* Data lines
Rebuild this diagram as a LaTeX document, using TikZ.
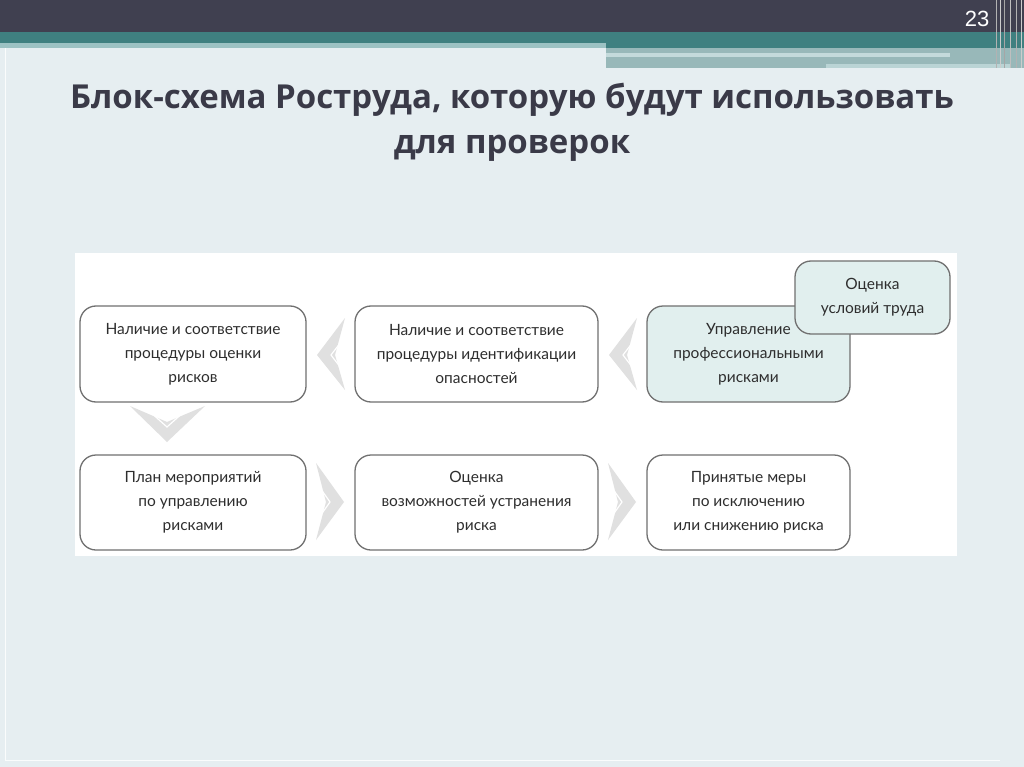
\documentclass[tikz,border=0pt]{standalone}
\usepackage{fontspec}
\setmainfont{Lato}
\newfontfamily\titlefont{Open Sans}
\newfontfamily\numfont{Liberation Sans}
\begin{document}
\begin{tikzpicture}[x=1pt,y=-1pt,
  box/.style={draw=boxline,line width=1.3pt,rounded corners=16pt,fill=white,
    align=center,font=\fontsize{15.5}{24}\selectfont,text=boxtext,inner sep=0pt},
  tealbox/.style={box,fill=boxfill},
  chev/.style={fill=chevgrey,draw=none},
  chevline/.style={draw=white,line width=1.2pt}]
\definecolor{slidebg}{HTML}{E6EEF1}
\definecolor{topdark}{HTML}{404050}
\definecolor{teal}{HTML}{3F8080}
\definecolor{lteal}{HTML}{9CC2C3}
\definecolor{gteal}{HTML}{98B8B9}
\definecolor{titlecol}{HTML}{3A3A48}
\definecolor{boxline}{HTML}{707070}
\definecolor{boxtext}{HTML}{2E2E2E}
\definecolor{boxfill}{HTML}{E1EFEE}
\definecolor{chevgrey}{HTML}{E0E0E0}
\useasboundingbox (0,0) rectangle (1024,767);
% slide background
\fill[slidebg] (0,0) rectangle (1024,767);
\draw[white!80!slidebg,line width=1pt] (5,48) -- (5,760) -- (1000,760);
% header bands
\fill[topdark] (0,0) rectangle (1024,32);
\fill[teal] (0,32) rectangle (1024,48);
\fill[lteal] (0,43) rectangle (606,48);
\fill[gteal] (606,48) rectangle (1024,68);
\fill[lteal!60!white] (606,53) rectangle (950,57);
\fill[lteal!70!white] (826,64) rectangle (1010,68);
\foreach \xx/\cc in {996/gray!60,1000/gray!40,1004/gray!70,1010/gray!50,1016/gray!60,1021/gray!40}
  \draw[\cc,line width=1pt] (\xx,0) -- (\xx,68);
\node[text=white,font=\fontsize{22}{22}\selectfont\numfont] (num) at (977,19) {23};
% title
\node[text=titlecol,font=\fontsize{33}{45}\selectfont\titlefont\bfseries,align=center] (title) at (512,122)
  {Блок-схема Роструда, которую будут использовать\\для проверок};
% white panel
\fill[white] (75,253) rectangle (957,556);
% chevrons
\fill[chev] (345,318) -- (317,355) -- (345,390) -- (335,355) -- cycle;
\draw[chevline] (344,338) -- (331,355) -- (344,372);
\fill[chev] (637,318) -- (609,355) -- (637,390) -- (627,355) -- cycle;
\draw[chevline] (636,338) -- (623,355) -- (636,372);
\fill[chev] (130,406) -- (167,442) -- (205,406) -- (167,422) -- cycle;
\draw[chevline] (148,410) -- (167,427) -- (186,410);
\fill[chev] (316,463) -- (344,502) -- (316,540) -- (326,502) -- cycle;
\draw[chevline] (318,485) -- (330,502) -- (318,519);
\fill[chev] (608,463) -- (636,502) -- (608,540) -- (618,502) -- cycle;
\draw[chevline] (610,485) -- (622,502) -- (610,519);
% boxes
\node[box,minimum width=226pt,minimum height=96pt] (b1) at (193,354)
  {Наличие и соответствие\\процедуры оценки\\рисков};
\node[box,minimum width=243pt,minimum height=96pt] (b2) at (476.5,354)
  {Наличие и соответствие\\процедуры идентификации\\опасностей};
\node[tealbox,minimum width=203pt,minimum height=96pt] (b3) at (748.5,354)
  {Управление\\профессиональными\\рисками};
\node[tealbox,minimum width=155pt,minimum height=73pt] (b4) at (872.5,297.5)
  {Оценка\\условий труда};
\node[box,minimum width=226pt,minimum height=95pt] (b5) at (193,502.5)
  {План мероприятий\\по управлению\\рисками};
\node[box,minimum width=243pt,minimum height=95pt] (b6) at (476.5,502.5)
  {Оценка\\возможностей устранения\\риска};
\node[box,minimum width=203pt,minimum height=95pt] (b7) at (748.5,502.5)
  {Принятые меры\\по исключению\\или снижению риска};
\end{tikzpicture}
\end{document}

* Written request
Set down the complete material exactly, but do not include the images.

* Output of the exercise
Rebuild this diagram as a LaTeX document, using TikZ.
\documentclass[tikz,border=0pt]{standalone}
\usepackage{fontspec}
\setmainfont{Lato}
\newfontfamily\titlefont{Open Sans}
\newfontfamily\numfont{Liberation Sans}
\begin{document}
\begin{tikzpicture}[x=1pt,y=-1pt,
  box/.style={draw=boxline,line width=1.3pt,rounded corners=16pt,fill=white,
    align=center,font=\fontsize{15.5}{24}\selectfont,text=boxtext,inner sep=0pt},
  tealbox/.style={box,fill=boxfill},
  chev/.style={fill=chevgrey,draw=none},
  chevline/.style={draw=white,line width=1.2pt}]
\definecolor{slidebg}{HTML}{E6EEF1}
\definecolor{topdark}{HTML}{404050}
\definecolor{teal}{HTML}{3F8080}
\definecolor{lteal}{HTML}{9CC2C3}
\definecolor{gteal}{HTML}{98B8B9}
\definecolor{titlecol}{HTML}{3A3A48}
\definecolor{boxline}{HTML}{707070}
\definecolor{boxtext}{HTML}{2E2E2E}
\definecolor{boxfill}{HTML}{E1EFEE}
\definecolor{chevgrey}{HTML}{E0E0E0}
\useasboundingbox (0,0) rectangle (1024,767);
% slide background
\fill[slidebg] (0,0) rectangle (1024,767);
\draw[white!80!slidebg,line width=1pt] (5,48) -- (5,760) -- (1000,760);
% header bands
\fill[topdark] (0,0) rectangle (1024,32);
\fill[teal] (0,32) rectangle (1024,48);
\fill[lteal] (0,43) rectangle (606,48);
\fill[gteal] (606,48) rectangle (1024,68);
\fill[lteal!60!white] (606,53) rectangle (950,57);
\fill[lteal!70!white] (826,64) rectangle (1010,68);
\foreach \xx/\cc in {996/gray!60,1000/gray!40,1004/gray!70,1010/gray!50,1016/gray!60,1021/gray!40}
  \draw[\cc,line width=1pt] (\xx,0) -- (\xx,68);
\node[text=white,font=\fontsize{22}{22}\selectfont\numfont] (num) at (977,19) {23};
% title
\node[text=titlecol,font=\fontsize{33}{45}\selectfont\titlefont\bfseries,align=center] (title) at (512,122)
  {Блок-схема Роструда, которую будут использовать\\для проверок};
% white panel
\fill[white] (75,253) rectangle (957,556);
% chevrons
\fill[chev] (345,318) -- (317,355) -- (345,390) -- (335,355) -- cycle;
\draw[chevline] (344,338) -- (331,355) -- (344,372);
\fill[chev] (637,318) -- (609,355) -- (637,390) -- (627,355) -- cycle;
\draw[chevline] (636,338) -- (623,355) -- (636,372);
\fill[chev] (130,406) -- (167,442) -- (205,406) -- (167,422) -- cycle;
\draw[chevline] (148,410) -- (167,427) -- (186,410);
\fill[chev] (316,463) -- (344,502) -- (316,540) -- (326,502) -- cycle;
\draw[chevline] (318,485) -- (330,502) -- (318,519);
\fill[chev] (608,463) -- (636,502) -- (608,540) -- (618,502) -- cycle;
\draw[chevline] (610,485) -- (622,502) -- (610,519);
% boxes
\node[box,minimum width=226pt,minimum height=96pt] (b1) at (193,354)
  {Наличие и соответствие\\процедуры оценки\\рисков};
\node[box,minimum width=243pt,minimum height=96pt] (b2) at (476.5,354)
  {Наличие и соответствие\\процедуры идентификации\\опасностей};
\node[tealbox,minimum width=203pt,minimum height=96pt] (b3) at (748.5,354)
  {Управление\\профессиональными\\рисками};
\node[tealbox,minimum width=155pt,minimum height=73pt] (b4) at (872.5,297.5)
  {Оценка\\условий труда};
\node[box,minimum width=226pt,minimum height=95pt] (b5) at (193,502.5)
  {План мероприятий\\по управлению\\рисками};
\node[box,minimum width=243pt,minimum height=95pt] (b6) at (476.5,502.5)
  {Оценка\\возможностей устранения\\риска};
\node[box,minimum width=203pt,minimum height=95pt] (b7) at (748.5,502.5)
  {Принятые меры\\по исключению\\или снижению риска};
\end{tikzpicture}
\end{document}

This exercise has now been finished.